ウィーン・フィルの演奏(指揮は、フランツ・ヴェルザー=メスト)は1回だけしか聴いたことがありませんが、そのサウンドは印象的でした。新著の渋谷ゆう子著「ウィーン・フィルの哲学」を読んでみました。
表紙
(著者紹介)
(帯裏にある本書の紹介)
(感想など)
コロナ禍の中、2020年11月にウィーン・フィルが来日し、演奏会を開催しました。その時に、特別扱いではないかという論調が流れましたが、本書は、その経緯について記されています。同楽団からのオーストリア政府への働きかけや日本国とのやりとりなどを取材してあり、印象に残りました。
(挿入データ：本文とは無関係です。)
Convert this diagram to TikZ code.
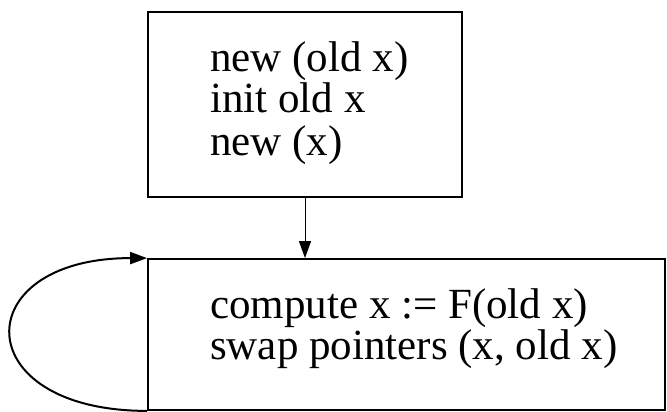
\documentclass[tikz,border=0pt]{standalone}
\usepackage{fontspec}
\setmainfont{Liberation Serif}
\usetikzlibrary{arrows.meta}
\begin{document}
\begin{tikzpicture}[x=1pt,y=-1pt,
  box/.style={draw,line width=1.8pt,rectangle,inner sep=0pt},
  txt/.style={anchor=base west,inner sep=0pt,font=\fontsize{43}{41}\selectfont},
  flow/.style={line width=1pt,-{Triangle[length=17pt,width=12pt]}},
  loopline/.style={line width=2pt,-{Triangle[length=17pt,width=12pt]}}]
\useasboundingbox (0,0) rectangle (667,412);
\node[box,minimum width=314pt,minimum height=185pt] (topbox) at (305,104.5) {};
\node[box,minimum width=517pt,minimum height=151pt] (botbox) at (406.5,334.5) {};
\node[txt] (t1) at (210,71) {new (old x)};
\node[txt] (t2) at (210,113) {init old x};
\node[txt] (t3) at (210,155) {new (x)};
\node[txt] (b1) at (210,318) {compute x := F(old x)};
\node[txt] (b2) at (210,359) {swap pointers (x, old x)};
\draw[flow] (topbox.south) -- (topbox.south |- botbox.north);
\draw[loopline] (botbox.south west) .. controls +(-181,0) and +(-181,0) .. (botbox.north west);
\end{tikzpicture}
\end{document}
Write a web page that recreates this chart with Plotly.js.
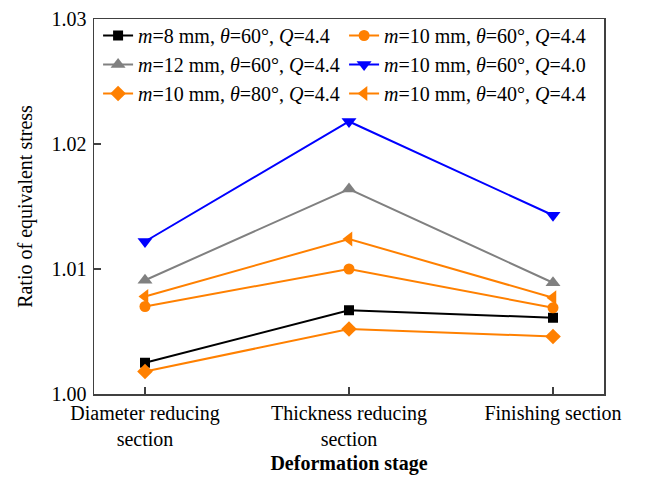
<!DOCTYPE html>
<html>
<head>
<meta charset="utf-8">
<script src="https://cdn.plot.ly/plotly-3.0.1.min.js"></script>
<style>html,body{margin:0;padding:0;background:#fff;}#chart{width:649px;height:481px;}</style>
</head>
<body>
<div id="chart"></div>
<script>
const categories = ["Diameter reducing<br>section", "Thickness reducing<br>section", "Finishing section"];
const yTickVals = [1.00, 1.01, 1.02, 1.03];
const yTickText = ["1.00", "1.01", "1.02", "1.03"];

const m8_t60_q44  = [1.0025, 1.0067, 1.0061];
const m10_t60_q44 = [1.0070, 1.0100, 1.0069];
const m12_t60_q44 = [1.0091, 1.0164, 1.0089];
const m10_t60_q40 = [1.0122, 1.0218, 1.0143];
const m10_t80_q44 = [1.0018, 1.0052, 1.0046];
const m10_t40_q44 = [1.0078, 1.0124, 1.0077];

const names = [
  "<i>m</i>=8 mm, <i>θ</i>=60°, <i>Q</i>=4.4",
  "<i>m</i>=10 mm, <i>θ</i>=60°, <i>Q</i>=4.4",
  "<i>m</i>=12 mm, <i>θ</i>=60°, <i>Q</i>=4.4",
  "<i>m</i>=10 mm, <i>θ</i>=60°, <i>Q</i>=4.0",
  "<i>m</i>=10 mm, <i>θ</i>=80°, <i>Q</i>=4.4",
  "<i>m</i>=10 mm, <i>θ</i>=40°, <i>Q</i>=4.4"
];
const series = [m8_t60_q44, m10_t60_q44, m12_t60_q44, m10_t60_q40, m10_t80_q44, m10_t40_q44];
const colors = ["#000000", "#FF8000", "#808080", "#0000FF", "#FF8000", "#FF8000"];
const symbols = ["square", "circle", "triangle-up", "triangle-down", "diamond", "triangle-left"];
const sizes = [10, 11, 13, 13, 12, 13];

const xIdx = [0, 1, 2];
const traces = series.map((vals, i) => ({
  x: xIdx, y: vals, name: names[i], type: "scatter", mode: "lines+markers",
  line: {color: colors[i], width: 2},
  marker: {color: colors[i], symbol: symbols[i], size: sizes[i]}
}));

const font = {family: "Liberation Serif, Times New Roman, serif", size: 20, color: "#000"};
const layout = {
  width: 649, height: 481,
  margin: {l: 94, r: 45, t: 19, b: 87, pad: 0},
  paper_bgcolor: "#fff", plot_bgcolor: "#fff",
  font: font,
  showlegend: true,
  legend: {orientation: "h", x: 0.008, xanchor: "left", y: 1.008, yanchor: "top",
           bgcolor: "rgba(0,0,0,0)", font: font, entrywidth: 201, traceorder: "normal"},
  xaxis: {
    range: [-0.25, 2.25], tickmode: "array", tickvals: xIdx, ticktext: categories,
    showgrid: false, zeroline: false, showline: true, mirror: true,
    linecolor: "#404040", linewidth: 1.5, ticks: "inside", ticklen: 7, tickwidth: 1.5, tickcolor: "#404040",
    tickfont: font, automargin: false,
    title: {text: "<b>Deformation stage</b>", font: font, standoff: 7}
  },
  yaxis: {
    range: [1.0, 1.03], tickmode: "array", tickvals: yTickVals, ticktext: yTickText,
    showgrid: false, zeroline: false, showline: true, mirror: true,
    linecolor: "#404040", linewidth: 1.5, ticks: "inside", ticklen: 7, tickwidth: 1.5, tickcolor: "#404040",
    tickfont: font, automargin: false, ticklabelstandoff: 2,
    title: {text: "Ratio of equivalent stress", font: font, standoff: 13}
  }
};
Plotly.newPlot("chart", traces, layout, {displayModeBar: false, staticPlot: true});
</script>
</body>
</html>
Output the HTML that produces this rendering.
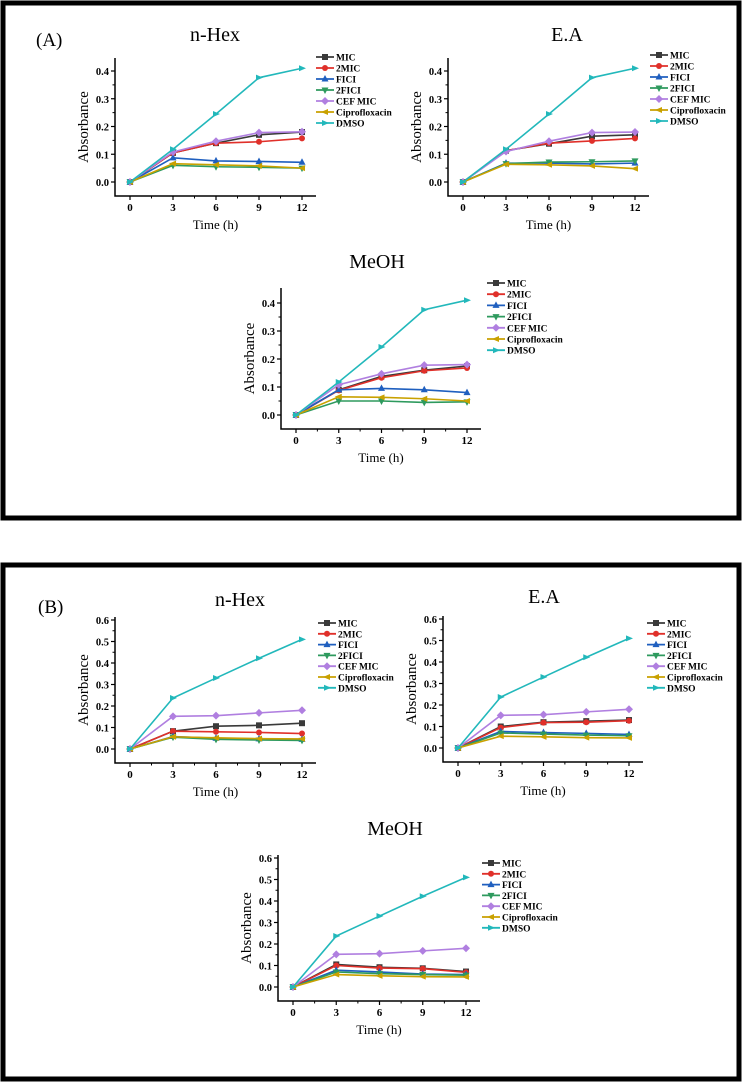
<!DOCTYPE html>
<html><head><meta charset="utf-8"><style>
html,body{margin:0;padding:0;background:#fff;}
svg{display:block;font-family:"Liberation Serif",serif;}
</style></head><body>
<svg id="s" width="742" height="1083" viewBox="0 0 742 1083">
<rect x="3" y="3" width="736" height="515" fill="none" stroke="#000" stroke-width="5"/>
<rect x="3" y="565" width="736" height="514" fill="none" stroke="#000" stroke-width="5"/>
<text x="36" y="46" font-size="19">(A)</text>
<text x="38" y="613" font-size="19">(B)</text>
</svg>
<script>
const seriesNames = ["MIC","2MIC","FICI","2FICI","CEF MIC","Ciprofloxacin","DMSO"];
const times = [0,3,6,9,12];
const xTicks = [0,3,6,9,12];
const yTicksA = [0,0.1,0.2,0.3,0.4];
const yTicksB = [0,0.1,0.2,0.3,0.4,0.5,0.6];
// Panel A
const aHexMIC=[0,0.105,0.14,0.17,0.18], aHex2MIC=[0,0.105,0.14,0.145,0.157], aHexFICI=[0,0.087,0.076,0.074,0.071], aHex2FICI=[0,0.06,0.055,0.053,0.05], aHexCEF=[0,0.108,0.147,0.178,0.181], aHexCipro=[0,0.066,0.062,0.058,0.05], aHexDMSO=[0,0.118,0.245,0.376,0.41];
const aEaMIC=[0,0.113,0.138,0.165,0.17], aEa2MIC=[0,0.113,0.14,0.148,0.157], aEaFICI=[0,0.068,0.068,0.065,0.068], aEa2FICI=[0,0.066,0.072,0.073,0.076], aEaCEF=[0,0.11,0.147,0.178,0.18], aEaCipro=[0,0.064,0.062,0.058,0.048], aEaDMSO=[0,0.118,0.245,0.376,0.41];
const aMeMIC=[0,0.09,0.138,0.16,0.175], aMe2MIC=[0,0.088,0.133,0.158,0.168], aMeFICI=[0,0.09,0.095,0.09,0.08], aMe2FICI=[0,0.05,0.05,0.045,0.047], aMeCEF=[0,0.108,0.147,0.178,0.18], aMeCipro=[0,0.065,0.063,0.058,0.05], aMeDMSO=[0,0.118,0.243,0.376,0.41];
// Panel B
const bHexMIC=[0,0.083,0.106,0.11,0.12], bHex2MIC=[0,0.083,0.08,0.077,0.072], bHexFICI=[0,0.058,0.05,0.047,0.045], bHex2FICI=[0,0.055,0.045,0.042,0.04], bHexCEF=[0,0.152,0.155,0.168,0.18], bHexCipro=[0,0.057,0.052,0.048,0.047], bHexDMSO=[0,0.237,0.33,0.422,0.51];
const bEaMIC=[0,0.1,0.12,0.125,0.13], bEa2MIC=[0,0.095,0.118,0.12,0.127], bEaFICI=[0,0.077,0.072,0.068,0.063], bEa2FICI=[0,0.07,0.065,0.06,0.057], bEaCEF=[0,0.152,0.155,0.168,0.18], bEaCipro=[0,0.055,0.052,0.048,0.047], bEaDMSO=[0,0.237,0.33,0.422,0.51];
const bMeMIC=[0,0.105,0.092,0.087,0.072], bMe2MIC=[0,0.1,0.088,0.085,0.068], bMeFICI=[0,0.078,0.07,0.06,0.058], bMe2FICI=[0,0.07,0.062,0.058,0.055], bMeCEF=[0,0.152,0.155,0.168,0.18], bMeCipro=[0,0.058,0.052,0.048,0.047], bMeDMSO=[0,0.237,0.33,0.422,0.51];

const colors=["#3a3a3a","#e0302a","#1f5fbf","#2e9a5e","#b07fe0","#c9a100","#22b8bb"];
const markers=["square","circle","tri","tridown","diamond","left","right"];
const NS="http://www.w3.org/2000/svg";
const svg=document.getElementById("s");
function mk(tag,attrs,parent){const e=document.createElementNS(NS,tag);for(const k in attrs)e.setAttribute(k,attrs[k]);(parent||svg).appendChild(e);return e;}
function marker(g,type,x,y,c){
  const r=3;let e;
  if(type==="square")e=mk("rect",{x:x-r,y:y-r,width:2*r,height:2*r,fill:c},g);
  else if(type==="circle")e=mk("circle",{cx:x,cy:y,r:r,fill:c},g);
  else{let p;
    if(type==="tri")p=[[x,y-r-1],[x-r-0.5,y+r-0.5],[x+r+0.5,y+r-0.5]];
    else if(type==="tridown")p=[[x,y+r+1],[x-r-0.5,y-r+0.5],[x+r+0.5,y-r+0.5]];
    else if(type==="diamond")p=[[x,y-r-1],[x+r+1,y],[x,y+r+1],[x-r-1,y]];
    else if(type==="left")p=[[x-r-1,y],[x+r,y-r],[x+r,y+r]];
    else p=[[x+r+1,y],[x-r,y-r],[x-r,y+r]];
    e=mk("polygon",{points:p.map(q=>q.join(",")).join(" "),fill:c},g);}
  
  
}
function chart(cfg){
  const g=mk("g",{});
  
  
  const X=t=>cfg.x0+(t-0)*(cfg.x12-cfg.x0)/12;
  const Y=v=>cfg.y0-v*(cfg.y0-cfg.yTop)/cfg.topVal;
  const left=cfg.x0-15,right=cfg.x12+14,bottom=cfg.y0+14,top=cfg.axTop;
  const t=mk("text",{x:cfg.tx,y:cfg.ty,"font-size":20,"text-anchor":"middle"},g);t.textContent=cfg.title;
  
  
  const ax=mk("path",{d:`M${left},${top}V${bottom}H${right}`,fill:"none",stroke:"#000","stroke-width":1.5},g);
  
  
  xTicks.forEach(v=>{const x=X(v);
    mk("line",{x1:x,x2:x,y1:bottom,y2:bottom+4,stroke:"#000","stroke-width":1.2},g);
    if(v<12)mk("line",{x1:X(v+1.5),x2:X(v+1.5),y1:bottom,y2:bottom+2.5,stroke:"#000","stroke-width":1},g);
    const l=mk("text",{x:x,y:bottom+15,"font-size":11,"font-weight":"bold","text-anchor":"middle"},g);l.textContent=v;
    
    });
  cfg.yTicks.forEach((v,i)=>{const y=Y(v);
    mk("line",{x1:left-4,x2:left,y1:y,y2:y,stroke:"#000","stroke-width":1.2},g);
    if(v<cfg.topVal-0.01)mk("line",{x1:left-2.5,x2:left,y1:Y(v+0.05),y2:Y(v+0.05),stroke:"#000","stroke-width":1},g);
    const l=mk("text",{x:left-6,y:y+4,"font-size":10.5,"font-weight":"bold","text-anchor":"end"},g);l.textContent=v.toFixed(1);
    
    });
  const yl=mk("text",{x:0,y:0,"font-size":15,"text-anchor":"middle",transform:`translate(${left-27},${(top+bottom)/2}) rotate(-90)`},g);yl.textContent="Absorbance";
  
  
  const xl=mk("text",{x:(left+right)/2,y:bottom+33,"font-size":13,"text-anchor":"middle"},g);xl.textContent="Time (h)";
  
  
  cfg.series.forEach((s,i)=>{
    const p=mk("polyline",{points:s.map((v,j)=>X(times[j])+","+Y(v)).join(" "),fill:"none",stroke:colors[i],"stroke-width":1.6},g);
    
    
    s.forEach((v,j)=>marker(g,markers[i],X(times[j]),Y(v),colors[i]));
  });
  seriesNames.forEach((n,i)=>{const y=cfg.ly+i*cfg.ls;
    const lg=mk("g",{},g);
    
    
    mk("line",{x1:cfg.lx,x2:cfg.lx+18,y1:y,y2:y,stroke:colors[i],"stroke-width":1.8},lg);
    marker(lg,markers[i],cfg.lx+9,y,colors[i]);
    const tt=mk("text",{x:cfg.lx+20,y:y+3.5,"font-size":9.5,"font-weight":"bold"},lg);tt.textContent=n;});
}
chart({name:"chart-a-nhex",title:"n-Hex",tx:215,ty:41,x0:130,x12:302,y0:182,yTop:71,topVal:0.4,axTop:58,yTicks:yTicksA,lx:316,ly:57,ls:11,
  series:[aHexMIC,aHex2MIC,aHexFICI,aHex2FICI,aHexCEF,aHexCipro,aHexDMSO]});
chart({name:"chart-a-ea",title:"E.A",tx:567,ty:41,x0:463,x12:635,y0:182,yTop:71,topVal:0.4,axTop:58,yTicks:yTicksA,lx:650,ly:55,ls:11,
  series:[aEaMIC,aEa2MIC,aEaFICI,aEa2FICI,aEaCEF,aEaCipro,aEaDMSO]});
chart({name:"chart-a-meoh",title:"MeOH",tx:377,ty:268,x0:296,x12:467,y0:415,yTop:303,topVal:0.4,axTop:288,yTicks:yTicksA,lx:487,ly:283,ls:11.2,
  series:[aMeMIC,aMe2MIC,aMeFICI,aMe2FICI,aMeCEF,aMeCipro,aMeDMSO]});
chart({name:"chart-b-nhex",title:"n-Hex",tx:240,ty:606,x0:130,x12:302,y0:749,yTop:620,topVal:0.6,axTop:617,yTicks:yTicksB,lx:318,ly:623,ls:10.8,
  series:[bHexMIC,bHex2MIC,bHexFICI,bHex2FICI,bHexCEF,bHexCipro,bHexDMSO]});
chart({name:"chart-b-ea",title:"E.A",tx:544,ty:603,x0:458,x12:629,y0:748,yTop:619,topVal:0.6,axTop:616,yTicks:yTicksB,lx:647,ly:623,ls:10.8,
  series:[bEaMIC,bEa2MIC,bEaFICI,bEa2FICI,bEaCEF,bEaCipro,bEaDMSO]});
chart({name:"chart-b-meoh",title:"MeOH",tx:395,ty:835,x0:293,x12:466,y0:987,yTop:858,topVal:0.6,axTop:855,yTicks:yTicksB,lx:482,ly:863,ls:10.8,
  series:[bMeMIC,bMe2MIC,bMeFICI,bMe2FICI,bMeCEF,bMeCipro,bMeDMSO]});
</script>
</body></html>
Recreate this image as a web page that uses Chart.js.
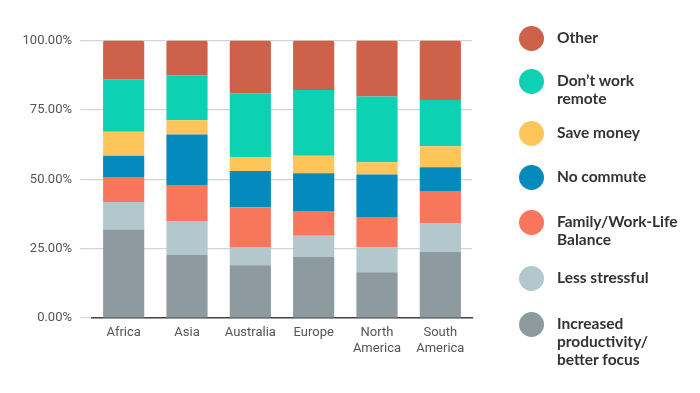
<!DOCTYPE html>
<html>
<head>
<meta charset="utf-8">
<script src="https://cdn.jsdelivr.net/npm/chart.js@4/dist/chart.umd.min.js"></script>
<style>
  html, body { margin: 0; padding: 0; background: #fff; }
  #wrap { position: relative; width: 700px; height: 393px; overflow: hidden; }
  #chartBox { position: absolute; left: 0; top: 0; width: 490px; height: 393px; }
  #legend { position: absolute; left: 0; top: 0; width: 700px; height: 393px; pointer-events: none; }
  .item { position: absolute; left: 519px; font-family: Lato, "Open Sans", sans-serif; font-weight: 700; font-size: 15.5px; color: #333; line-height: 18px; }
  .dot { position: absolute; left: 0; width: 25px; height: 25px; border-radius: 50%; }
  .txt { position: absolute; left: 38px; white-space: nowrap; }
</style>
</head>
<body>
<div id="wrap">
  <div id="chartBox"><canvas id="c" width="490" height="393"></canvas></div>
  <div id="legend"></div>
</div>
<script>
const categories = [["Africa"], ["Asia"], ["Australia"], ["Europe"], ["North", "America"], ["South", "America"]];
const seriesNames = ["Increased productivity/better focus", "Less stressful", "Family/Work-Life Balance", "No commute", "Save money", "Don’t work remote", "Other"];
const productivity = [31.9, 22.7, 19.0, 22.0, 16.5, 23.8];
const lessStressful = [9.9, 12.1, 6.6, 7.6, 9.0, 10.4];
const familyBalance = [9.0, 13.1, 14.3, 9.0, 10.9, 11.6];
const noCommute = [7.7, 18.2, 13.1, 13.6, 15.3, 8.5];
const saveMoney = [8.6, 5.2, 4.8, 6.3, 4.4, 7.6];
const dontWorkRemote = [18.9, 16.2, 23.2, 23.7, 23.7, 16.7];
const other = [14.0, 12.5, 19.0, 17.8, 20.2, 21.4];
const yTicks = [0, 25, 50, 75, 100];

const colors = ["#8d9ba0", "#b2c8cd", "#f8765c", "#048abc", "#fec559", "#0cd1b2", "#cd614a"];
const seriesData = [productivity, lessStressful, familyBalance, noCommute, saveMoney, dontWorkRemote, other];

const datasets = seriesData.map((d, i) => ({
  label: seriesNames[i],
  data: d,
  backgroundColor: colors[i],
  borderColor: colors[i],
  borderWidth: 0,
  borderRadius: i === 6 ? { topLeft: 2, topRight: 2 } : 0,
  borderSkipped: false,
  barPercentage: 0.65,
  categoryPercentage: 1.0
}));

new Chart(document.getElementById('c'), {
  type: 'bar',
  data: { labels: categories, datasets },
  options: {
    responsive: false,
    animation: false,
    layout: { padding: { top: 40.5, right: 18, left: 0, bottom: 0 } },
    plugins: { legend: { display: false }, tooltip: { enabled: false } },
    scales: {
      x: {
        stacked: true,
        grid: { display: false, drawTicks: false },
        border: { display: true, color: '#444', width: 1.5 },
        ticks: { color: '#555', font: { family: 'Roboto', size: 13 }, padding: 7, maxRotation: 0 },
        afterFit: (s) => { s.height = 75; }
      },
      y: {
        stacked: true,
        min: 0, max: 100,
        afterBuildTicks: (s) => { s.ticks = yTicks.map(v => ({ value: v })); },
        grid: { color: '#d4d4d4', lineWidth: 1.2, tickLength: 12 },
        border: { display: false },
        ticks: { color: '#555', font: { family: 'Roboto', size: 13 }, padding: 8, callback: (v) => v.toFixed(2) + '%' },
        afterFit: (s) => { s.width = 92; }
      }
    }
  }
});

const legendItems = [
  { name: ["Other"], color: "#cd614a", y: 38 },
  { name: ["Don’t work", "remote"], color: "#0cd1b2", y: 81 },
  { name: ["Save money"], color: "#fec559", y: 133 },
  { name: ["No commute"], color: "#048abc", y: 177 },
  { name: ["Family/Work-Life", "Balance"], color: "#f8765c", y: 222 },
  { name: ["Less stressful"], color: "#b2c8cd", y: 278 },
  { name: ["Increased", "productivity/", "better focus"], color: "#8d9ba0", y: 324 }
];
const lg = document.getElementById('legend');
legendItems.forEach(it => {
  const d = document.createElement('div');
  d.className = 'item';
  d.style.top = it.y + 'px';
  const dot = document.createElement('div');
  dot.className = 'dot';
  dot.style.background = it.color;
  dot.style.top = '-12.5px';
  d.appendChild(dot);
  const t = document.createElement('div');
  t.className = 'txt';
  t.style.top = '-10px';
  t.innerHTML = it.name.join('<br>');
  d.appendChild(t);
  lg.appendChild(d);
});
</script>
</body>
</html>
その中で、日本側との長期契約が同楽団の年金財政の礎になっており、その点で日本ツァーは特別で欠かせないという、裏事情があるとのことで、胸に落ちました。自主運営の組織なので、ビジネスも厳しいものがあるようです。
女性団員登用ついては記述がありますが、アジア人が採用されない点について書かれていません。芸術の領域なので、難しい点ですが、ウィーンフィルがどう考えているか知りたい部分です。巻末にある、同楽団関連の年表がわかりやすく出来ていて感心しました。
(巻末に掲載されているウィーンフィルの年表、1959年~2022年の部分)
2002年に小澤征爾がニューイヤー・コンサートを指揮したとの記載があります。今まで、ウィーンフィルに呼ばれて指揮したのは、岩城宏之さんと小沢征爾さんだけです。続く人が見当たらないのが、日本の音楽ファンとしては残念です。
せっかくなので、ウィーン・フィルの最近の演奏をCDで聴きました。
ウィーン・フィルにしては、珍しいアメリカン・プログラムで、サマーナイト・コンサート(2019年)ならではでしょうか。グスターボ・ドゥダメルの指揮、ユジャ・ワンのピアノによる「ラプソディ・イン・ブルー」などが演奏されました。